Enabling adaptive scheduling

Optionally, enable adaptive scheduling for efficient usage of mixed resources (CPU and GPU) in your cluster. With adaptive scheduling, tasks run first on a portion of GPU resources in the cluster. When GPU resources are no longer available in the cluster, the remaining tasks run on CPU resources.

Before you begin

  • You can only enable adaptive scheduling with certain Spark versions. Spark versions not supported: 1.5.2.
  • You require separate resource groups for CPU and GPU hosts. See Using resource groups with GPU hosts.
  • Your instance group must be enabled to use GPU resources for applications. See Enabling GPUs.

About this task

CPU and GPU tasks in many applications, especially traditional machine-learning applications, and deep-learning frameworks, are convertible. With adaptive scheduling, when your cluster is short on GPU resources, CPU resources can help speed up large-scale machine-learning applications and improve resource usage.

Procedure

Follow these steps to enable adaptive scheduling for an instance group. This task calls out only the steps to configure adaptive scheduling when you create an instance group. For more information on how to create an instance group, see Creating instance groups.

  1. In the Basic Settings tab, select the Spark version and click the Configuration link.
  2. In the Session Scheduler list, set the SPARK_EGO_GPU_ADAPTIVE_ENABLE parameter to true.
  3. Configure other settings. If you do not customize the settings, the default values are used.
    • Set the SPARK_EGO_GPU_ADAPTIVE_PERCENTAGE parameter to specify the maximum number of tasks in the GPU stage (as a percentage of total GPU tasks) that are transferred to CPU resources when GPU resources are no longer available. Valid value is 0 - 1 (including decimal digits). Default is 0.1. The number of transferred GPU tasks depend on a combination of factors and could be zero, less than, or equal to the percentage value of this parameter, but it does not exceed the specified value. Configure this value according to how many CPU slots the application can acquire. The more CPU slots that it can get, the higher this value can be.
    • Set the SPARK_EGO_GPU_ADAPTIVE_EST_RATIO parameter to specify the estimated speedup ratio of CPU tasks to GPU tasks.
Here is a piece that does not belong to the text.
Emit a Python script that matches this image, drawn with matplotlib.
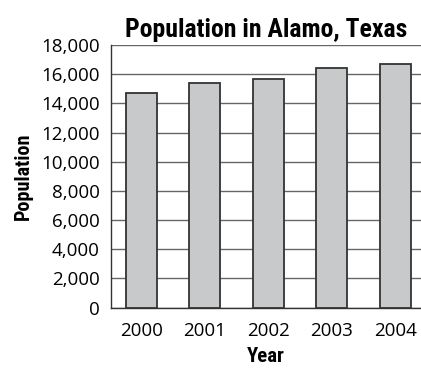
import matplotlib
matplotlib.use('Agg')
import matplotlib.pyplot as plt
from matplotlib.ticker import FuncFormatter

years = ['2000', '2001', '2002', '2003', '2004']
population = [14700, 15400, 15650, 16400, 16700]
y_ticks = list(range(0, 18001, 2000))

TICK_FONT = ['Open Sans', 'DejaVu Sans']
BOLD_FONT = ['Roboto Condensed', 'Liberation Sans Narrow', 'DejaVu Sans']

fig = plt.figure(figsize=(4.21, 3.68), dpi=100)
ax = fig.add_axes([0.2637, 0.1639, 0.7363, 0.7138])

x = list(range(len(years)))
ax.bar(x, population, width=0.49, color='#c8c9cb', edgecolor='#333333',
       linewidth=1.3, zorder=3)

ax.set_xlim(-0.476, 4.406)
ax.set_ylim(0, 18000)
ax.set_yticks(y_ticks)
ax.yaxis.set_major_formatter(FuncFormatter(lambda v, p: '{:,.0f}'.format(v)))
ax.set_xticks(x)
ax.set_xticklabels(years)

ax.grid(axis='y', color='#666666', linewidth=1.0, zorder=0)
ax.tick_params(axis='both', length=0, labelsize=13.5, colors='black')
ax.tick_params(axis='y', pad=8)
ax.tick_params(axis='x', pad=10)
for lab in ax.get_xticklabels() + ax.get_yticklabels():
    lab.set_family(TICK_FONT)

for side in ['top', 'right']:
    ax.spines[side].set_visible(False)
for side in ['left', 'bottom']:
    ax.spines[side].set_color('#333333')
    ax.spines[side].set_linewidth(1.0)

ax.set_title('Population in Alamo, Texas', family=BOLD_FONT, fontweight='bold',
             fontstretch='condensed', fontsize=18.5, pad=6)
ax.set_xlabel('Year', family=BOLD_FONT, fontweight='bold',
              fontstretch='condensed', fontsize=15, labelpad=5)
ax.set_ylabel('Population', family=BOLD_FONT, fontweight='bold',
              fontstretch='condensed', fontsize=14.5, labelpad=6)

fig.savefig('out.png', dpi=100)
Valid value is an integer, starting from 1. Default is 5. The speedup ratio is estimated based on the average execution time of CPU and GPU tasks (calculated as average_CPU_task_duration/average_GPU_task_duration). If you configure this value as 1 (for example), the GPU task duration almost equals the CPU task duration and might not yield the best results. To derive the most benefit with GPUs, set this parameter to a larger value (rather than a smaller value). Estimate a suitable value for SPARK_EGO_GPU_ADAPTIVE_EST_RATIO by running the application twice (once in GPU mode and once in CPU mode) to get the average _GPU_task_duration and the average_CPU_task_duration.

    For initial scheduling, set the SPARK_EGO_GPU_ADAPTIVE_PERCENTAGE parameter as required for your application. If the percentage value is suitable for your application, GPU tasks are transferred to CPU resources. After a portion of GPU and CPU tasks complete, the SPARK_EGO_GPU_ADAPTIVE_EST_RATIO parameter takes effect. The boundary of this percentage can be estimated as: percentage < ratio * (#_of_total_GPU_slots/#_of__GPU_tasks) which is less than or equal to 1.

  4. Click Save.

Results

Applications in the instance group are set up for adaptive scheduling.

What to do next

  1. Deploy the instance group; then, start it. See Starting instance groups.
  2. Submit a Spark application with GPU to the instance group. See either Submitting a Spark application with GPU RDD or Submitting a Spark application without GPU RDD.
    Note: For adaptive scheduling, the SPARK_EGO_WORKLOAD_TYPE environment variable is set internally when the task is run to indicate workload type (either GPU or CPU). You can define different logic for GPU and CPU processing in the application task logic. For example:
    def feature_extractor(path):
      if (os.environ.has_key("SPARK_EGO_WORKLOAD_TYPE”)) and (os.environ[‘SPARK_EGO_WORKLOAD_TYPE’] == ‘GPU’):
        feature = runGPULogical()
      else:
        feature = runCPULogical()
      return feature
    sc.parallelize(...).gpu().map(lambda path: feature_extractor(path)).collect()

    After the application is submitted, drill down from the Spark master web UI to monitor task details. Additionally, you can use the Workload Type column in the task list to check whether tasks are running on GPU or CPU hosts.